DATA SUPPLIED —

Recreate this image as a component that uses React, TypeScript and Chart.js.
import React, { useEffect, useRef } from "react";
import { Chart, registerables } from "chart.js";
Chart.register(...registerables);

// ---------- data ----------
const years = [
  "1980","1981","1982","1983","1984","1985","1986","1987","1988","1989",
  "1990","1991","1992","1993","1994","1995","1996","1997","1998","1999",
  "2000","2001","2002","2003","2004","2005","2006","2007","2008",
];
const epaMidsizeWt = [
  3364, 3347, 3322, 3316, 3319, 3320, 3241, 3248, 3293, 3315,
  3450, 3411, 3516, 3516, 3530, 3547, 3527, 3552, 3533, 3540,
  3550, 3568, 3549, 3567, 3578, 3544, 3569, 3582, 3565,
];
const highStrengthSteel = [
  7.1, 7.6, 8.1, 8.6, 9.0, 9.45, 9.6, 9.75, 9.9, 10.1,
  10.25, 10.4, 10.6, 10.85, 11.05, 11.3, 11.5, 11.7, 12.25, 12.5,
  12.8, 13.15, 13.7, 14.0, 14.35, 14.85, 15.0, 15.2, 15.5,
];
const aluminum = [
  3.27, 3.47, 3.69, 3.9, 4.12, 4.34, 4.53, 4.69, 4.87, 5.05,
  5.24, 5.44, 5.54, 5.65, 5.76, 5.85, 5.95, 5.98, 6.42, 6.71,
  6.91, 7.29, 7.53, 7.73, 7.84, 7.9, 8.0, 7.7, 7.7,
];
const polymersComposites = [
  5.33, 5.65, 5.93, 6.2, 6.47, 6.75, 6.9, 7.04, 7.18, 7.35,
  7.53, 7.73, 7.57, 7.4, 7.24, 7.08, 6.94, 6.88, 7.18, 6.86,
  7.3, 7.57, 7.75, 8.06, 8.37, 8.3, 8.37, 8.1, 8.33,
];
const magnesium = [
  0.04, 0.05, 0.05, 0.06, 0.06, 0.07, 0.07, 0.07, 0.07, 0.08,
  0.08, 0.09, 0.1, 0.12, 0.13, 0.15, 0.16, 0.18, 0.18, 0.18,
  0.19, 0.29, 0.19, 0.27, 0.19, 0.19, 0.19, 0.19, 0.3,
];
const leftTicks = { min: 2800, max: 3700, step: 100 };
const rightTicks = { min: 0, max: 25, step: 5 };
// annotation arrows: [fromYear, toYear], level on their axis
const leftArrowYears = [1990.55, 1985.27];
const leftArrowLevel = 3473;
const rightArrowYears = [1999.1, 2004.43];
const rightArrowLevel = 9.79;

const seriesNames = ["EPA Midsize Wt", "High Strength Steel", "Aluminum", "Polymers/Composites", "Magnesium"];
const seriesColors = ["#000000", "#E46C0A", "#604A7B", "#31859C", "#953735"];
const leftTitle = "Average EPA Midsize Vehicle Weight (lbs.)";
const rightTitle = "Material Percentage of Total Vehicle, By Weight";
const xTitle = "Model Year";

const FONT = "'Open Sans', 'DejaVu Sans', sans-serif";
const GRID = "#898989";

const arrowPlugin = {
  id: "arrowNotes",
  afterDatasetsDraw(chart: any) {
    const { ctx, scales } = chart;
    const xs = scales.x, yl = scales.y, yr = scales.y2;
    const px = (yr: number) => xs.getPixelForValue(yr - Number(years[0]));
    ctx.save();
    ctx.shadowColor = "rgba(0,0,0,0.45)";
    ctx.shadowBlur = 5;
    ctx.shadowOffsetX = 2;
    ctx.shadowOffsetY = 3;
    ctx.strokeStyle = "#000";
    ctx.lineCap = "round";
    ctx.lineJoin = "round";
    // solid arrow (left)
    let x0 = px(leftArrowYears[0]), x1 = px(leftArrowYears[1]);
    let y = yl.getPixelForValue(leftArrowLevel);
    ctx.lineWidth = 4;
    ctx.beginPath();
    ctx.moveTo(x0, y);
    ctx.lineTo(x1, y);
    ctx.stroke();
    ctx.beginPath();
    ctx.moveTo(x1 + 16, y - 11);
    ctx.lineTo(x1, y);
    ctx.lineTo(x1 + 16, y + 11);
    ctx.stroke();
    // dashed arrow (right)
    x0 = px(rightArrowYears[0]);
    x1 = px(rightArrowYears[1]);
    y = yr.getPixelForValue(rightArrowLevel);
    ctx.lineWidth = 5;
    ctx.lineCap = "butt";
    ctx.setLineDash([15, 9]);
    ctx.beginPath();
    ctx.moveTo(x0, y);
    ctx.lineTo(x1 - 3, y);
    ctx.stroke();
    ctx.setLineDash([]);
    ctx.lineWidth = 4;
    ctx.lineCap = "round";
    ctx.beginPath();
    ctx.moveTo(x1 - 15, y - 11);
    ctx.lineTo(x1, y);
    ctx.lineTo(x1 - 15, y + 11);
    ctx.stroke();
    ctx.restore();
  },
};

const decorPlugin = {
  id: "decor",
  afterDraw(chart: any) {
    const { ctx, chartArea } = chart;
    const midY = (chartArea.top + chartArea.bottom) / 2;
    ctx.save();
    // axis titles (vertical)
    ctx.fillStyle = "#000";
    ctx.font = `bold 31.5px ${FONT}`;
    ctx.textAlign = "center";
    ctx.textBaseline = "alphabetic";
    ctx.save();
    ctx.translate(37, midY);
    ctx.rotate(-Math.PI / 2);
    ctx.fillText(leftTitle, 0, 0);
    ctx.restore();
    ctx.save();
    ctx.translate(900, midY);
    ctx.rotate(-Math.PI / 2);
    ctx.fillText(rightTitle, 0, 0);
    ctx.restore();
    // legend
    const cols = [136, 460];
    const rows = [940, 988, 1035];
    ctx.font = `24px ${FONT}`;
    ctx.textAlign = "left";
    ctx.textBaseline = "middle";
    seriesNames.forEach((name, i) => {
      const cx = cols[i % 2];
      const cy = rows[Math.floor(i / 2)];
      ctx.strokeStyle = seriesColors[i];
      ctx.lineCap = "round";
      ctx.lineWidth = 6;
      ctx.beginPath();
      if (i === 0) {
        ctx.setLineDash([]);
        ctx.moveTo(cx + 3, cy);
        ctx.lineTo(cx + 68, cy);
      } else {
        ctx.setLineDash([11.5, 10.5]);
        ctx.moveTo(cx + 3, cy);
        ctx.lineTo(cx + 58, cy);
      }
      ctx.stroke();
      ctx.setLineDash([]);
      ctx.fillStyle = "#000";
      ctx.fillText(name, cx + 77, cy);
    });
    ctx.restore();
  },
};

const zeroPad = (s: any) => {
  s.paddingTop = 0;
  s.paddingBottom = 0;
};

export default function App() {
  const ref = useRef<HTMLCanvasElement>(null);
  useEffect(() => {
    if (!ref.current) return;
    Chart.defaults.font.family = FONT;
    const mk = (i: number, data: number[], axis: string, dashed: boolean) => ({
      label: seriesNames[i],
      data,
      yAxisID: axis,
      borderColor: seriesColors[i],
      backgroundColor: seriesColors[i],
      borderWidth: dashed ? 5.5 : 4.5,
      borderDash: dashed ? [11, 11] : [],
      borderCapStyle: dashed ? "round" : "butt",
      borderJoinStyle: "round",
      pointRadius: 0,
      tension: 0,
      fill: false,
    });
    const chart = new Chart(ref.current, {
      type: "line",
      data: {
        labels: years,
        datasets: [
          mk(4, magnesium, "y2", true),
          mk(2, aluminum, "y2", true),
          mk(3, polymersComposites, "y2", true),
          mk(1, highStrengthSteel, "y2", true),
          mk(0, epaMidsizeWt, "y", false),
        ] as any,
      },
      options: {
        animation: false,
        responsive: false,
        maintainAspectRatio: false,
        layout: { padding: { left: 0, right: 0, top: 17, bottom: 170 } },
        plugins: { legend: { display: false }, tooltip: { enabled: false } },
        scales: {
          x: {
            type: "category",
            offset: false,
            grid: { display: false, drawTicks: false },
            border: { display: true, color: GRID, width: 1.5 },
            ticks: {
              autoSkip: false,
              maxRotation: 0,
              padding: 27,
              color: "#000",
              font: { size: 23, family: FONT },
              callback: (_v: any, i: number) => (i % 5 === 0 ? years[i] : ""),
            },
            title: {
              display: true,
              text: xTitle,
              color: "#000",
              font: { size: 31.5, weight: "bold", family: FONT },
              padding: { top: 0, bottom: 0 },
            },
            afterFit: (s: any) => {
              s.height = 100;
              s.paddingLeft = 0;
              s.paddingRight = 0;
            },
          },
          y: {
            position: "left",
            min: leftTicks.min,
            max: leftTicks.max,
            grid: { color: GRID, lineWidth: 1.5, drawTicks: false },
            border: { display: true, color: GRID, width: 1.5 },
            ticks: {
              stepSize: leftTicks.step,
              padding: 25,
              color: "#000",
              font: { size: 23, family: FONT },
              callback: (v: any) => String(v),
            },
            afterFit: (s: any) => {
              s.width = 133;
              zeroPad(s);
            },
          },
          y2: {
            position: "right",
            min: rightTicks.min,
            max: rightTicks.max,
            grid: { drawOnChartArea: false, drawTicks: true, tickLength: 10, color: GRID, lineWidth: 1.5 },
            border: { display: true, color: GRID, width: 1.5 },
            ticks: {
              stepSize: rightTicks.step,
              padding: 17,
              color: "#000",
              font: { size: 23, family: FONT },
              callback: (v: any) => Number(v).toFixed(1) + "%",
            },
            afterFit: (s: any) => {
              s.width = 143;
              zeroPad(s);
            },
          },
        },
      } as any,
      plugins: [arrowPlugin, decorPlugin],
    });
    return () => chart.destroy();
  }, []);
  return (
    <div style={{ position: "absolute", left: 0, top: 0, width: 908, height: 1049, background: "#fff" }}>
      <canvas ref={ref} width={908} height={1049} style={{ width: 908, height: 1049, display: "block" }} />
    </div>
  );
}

--

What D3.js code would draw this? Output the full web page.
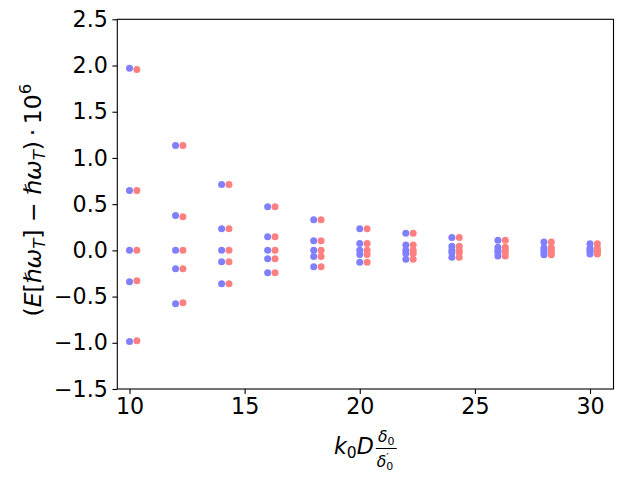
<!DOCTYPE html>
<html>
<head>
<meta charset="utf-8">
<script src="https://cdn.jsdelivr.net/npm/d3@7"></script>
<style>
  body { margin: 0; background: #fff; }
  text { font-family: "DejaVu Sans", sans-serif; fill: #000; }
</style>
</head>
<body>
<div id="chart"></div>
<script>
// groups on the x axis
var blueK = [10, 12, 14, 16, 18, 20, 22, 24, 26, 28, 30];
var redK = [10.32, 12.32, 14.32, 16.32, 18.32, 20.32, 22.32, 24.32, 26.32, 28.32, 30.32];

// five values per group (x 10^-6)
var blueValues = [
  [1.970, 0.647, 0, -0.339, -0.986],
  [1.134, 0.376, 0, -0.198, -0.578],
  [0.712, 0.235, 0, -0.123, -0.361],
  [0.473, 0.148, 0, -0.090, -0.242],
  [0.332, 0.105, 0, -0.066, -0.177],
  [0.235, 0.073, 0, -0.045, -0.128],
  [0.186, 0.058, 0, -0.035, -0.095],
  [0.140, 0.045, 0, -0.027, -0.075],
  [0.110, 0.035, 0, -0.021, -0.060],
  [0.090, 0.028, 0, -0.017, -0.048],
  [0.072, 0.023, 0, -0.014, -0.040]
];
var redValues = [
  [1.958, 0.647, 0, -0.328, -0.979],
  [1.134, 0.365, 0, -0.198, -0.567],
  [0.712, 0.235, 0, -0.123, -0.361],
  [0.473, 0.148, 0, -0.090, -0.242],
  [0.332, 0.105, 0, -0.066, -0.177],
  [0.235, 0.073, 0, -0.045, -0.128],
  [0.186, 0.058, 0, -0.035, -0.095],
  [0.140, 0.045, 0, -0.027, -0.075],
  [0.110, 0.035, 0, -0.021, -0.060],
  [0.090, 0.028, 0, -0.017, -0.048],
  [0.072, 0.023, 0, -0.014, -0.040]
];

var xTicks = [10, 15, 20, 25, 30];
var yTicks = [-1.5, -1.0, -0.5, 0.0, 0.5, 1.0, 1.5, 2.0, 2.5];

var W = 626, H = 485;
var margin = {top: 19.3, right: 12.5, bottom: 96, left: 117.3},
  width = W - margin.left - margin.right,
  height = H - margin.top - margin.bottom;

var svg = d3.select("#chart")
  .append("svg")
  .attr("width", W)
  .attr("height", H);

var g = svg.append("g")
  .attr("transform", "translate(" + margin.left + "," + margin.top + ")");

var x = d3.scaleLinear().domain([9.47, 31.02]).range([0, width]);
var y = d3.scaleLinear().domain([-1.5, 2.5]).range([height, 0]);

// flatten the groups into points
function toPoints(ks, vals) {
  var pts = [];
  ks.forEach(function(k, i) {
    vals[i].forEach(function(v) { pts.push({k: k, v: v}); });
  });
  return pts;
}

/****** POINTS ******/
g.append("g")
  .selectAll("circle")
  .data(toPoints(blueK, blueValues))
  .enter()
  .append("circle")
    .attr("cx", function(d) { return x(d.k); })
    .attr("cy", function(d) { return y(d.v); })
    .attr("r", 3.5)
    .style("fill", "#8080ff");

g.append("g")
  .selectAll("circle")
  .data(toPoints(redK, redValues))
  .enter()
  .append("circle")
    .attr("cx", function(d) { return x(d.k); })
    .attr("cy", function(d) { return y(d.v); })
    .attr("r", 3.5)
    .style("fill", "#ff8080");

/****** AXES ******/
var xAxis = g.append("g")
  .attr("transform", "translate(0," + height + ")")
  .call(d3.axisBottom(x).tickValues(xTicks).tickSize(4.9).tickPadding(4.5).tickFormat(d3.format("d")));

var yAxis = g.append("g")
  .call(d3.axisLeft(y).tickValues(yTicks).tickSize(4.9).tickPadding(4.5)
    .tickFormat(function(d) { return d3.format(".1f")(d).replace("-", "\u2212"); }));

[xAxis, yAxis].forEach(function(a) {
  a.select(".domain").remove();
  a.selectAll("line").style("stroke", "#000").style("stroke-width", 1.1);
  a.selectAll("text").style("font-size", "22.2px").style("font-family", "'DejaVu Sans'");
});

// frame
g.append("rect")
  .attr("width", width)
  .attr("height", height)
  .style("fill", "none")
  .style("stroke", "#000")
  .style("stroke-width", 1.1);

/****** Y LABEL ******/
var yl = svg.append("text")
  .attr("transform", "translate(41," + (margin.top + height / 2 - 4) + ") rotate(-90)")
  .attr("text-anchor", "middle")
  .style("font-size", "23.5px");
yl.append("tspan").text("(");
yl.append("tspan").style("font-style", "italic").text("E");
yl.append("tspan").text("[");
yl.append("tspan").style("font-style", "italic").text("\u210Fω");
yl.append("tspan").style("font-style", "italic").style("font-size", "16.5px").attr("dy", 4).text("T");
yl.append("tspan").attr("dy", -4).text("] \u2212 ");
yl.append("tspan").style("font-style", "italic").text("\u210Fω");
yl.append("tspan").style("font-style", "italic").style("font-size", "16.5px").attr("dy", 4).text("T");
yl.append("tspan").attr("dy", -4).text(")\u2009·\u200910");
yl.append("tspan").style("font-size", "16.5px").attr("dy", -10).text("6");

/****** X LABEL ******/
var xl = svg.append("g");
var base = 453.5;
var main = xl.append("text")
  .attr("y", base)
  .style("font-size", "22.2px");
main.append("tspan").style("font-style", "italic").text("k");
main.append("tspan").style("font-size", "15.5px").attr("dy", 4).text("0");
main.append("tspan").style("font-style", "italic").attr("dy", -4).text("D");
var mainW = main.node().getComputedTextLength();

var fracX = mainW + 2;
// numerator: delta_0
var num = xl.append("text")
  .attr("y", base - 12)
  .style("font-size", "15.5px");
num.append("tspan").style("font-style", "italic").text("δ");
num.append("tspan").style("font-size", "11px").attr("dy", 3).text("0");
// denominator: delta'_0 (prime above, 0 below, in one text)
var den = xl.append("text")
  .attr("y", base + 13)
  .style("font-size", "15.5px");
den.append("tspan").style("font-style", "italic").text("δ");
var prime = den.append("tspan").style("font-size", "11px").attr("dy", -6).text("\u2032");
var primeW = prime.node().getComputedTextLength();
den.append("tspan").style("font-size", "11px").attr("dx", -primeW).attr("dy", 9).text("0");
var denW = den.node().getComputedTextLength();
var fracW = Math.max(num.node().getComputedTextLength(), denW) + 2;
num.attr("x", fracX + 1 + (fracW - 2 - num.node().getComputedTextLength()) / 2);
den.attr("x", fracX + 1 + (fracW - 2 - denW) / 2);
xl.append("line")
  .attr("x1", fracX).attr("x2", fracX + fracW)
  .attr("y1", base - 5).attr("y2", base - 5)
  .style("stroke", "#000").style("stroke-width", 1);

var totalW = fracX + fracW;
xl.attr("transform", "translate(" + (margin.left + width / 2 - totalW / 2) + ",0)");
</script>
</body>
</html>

PROBLEM DESCRIPTION — Extract exactly the lines running from the line containing "What D3.js code" to the line containing "26.32, 28.32, 30.32];", with both end lines included and all pictures left out.

COMPLETED TASK —
What D3.js code would draw this? Output the full web page.
<!DOCTYPE html>
<html>
<head>
<meta charset="utf-8">
<script src="https://cdn.jsdelivr.net/npm/d3@7"></script>
<style>
  body { margin: 0; background: #fff; }
  text { font-family: "DejaVu Sans", sans-serif; fill: #000; }
</style>
</head>
<body>
<div id="chart"></div>
<script>
// groups on the x axis
var blueK = [10, 12, 14, 16, 18, 20, 22, 24, 26, 28, 30];
var redK = [10.32, 12.32, 14.32, 16.32, 18.32, 20.32, 22.32, 24.32, 26.32, 28.32, 30.32];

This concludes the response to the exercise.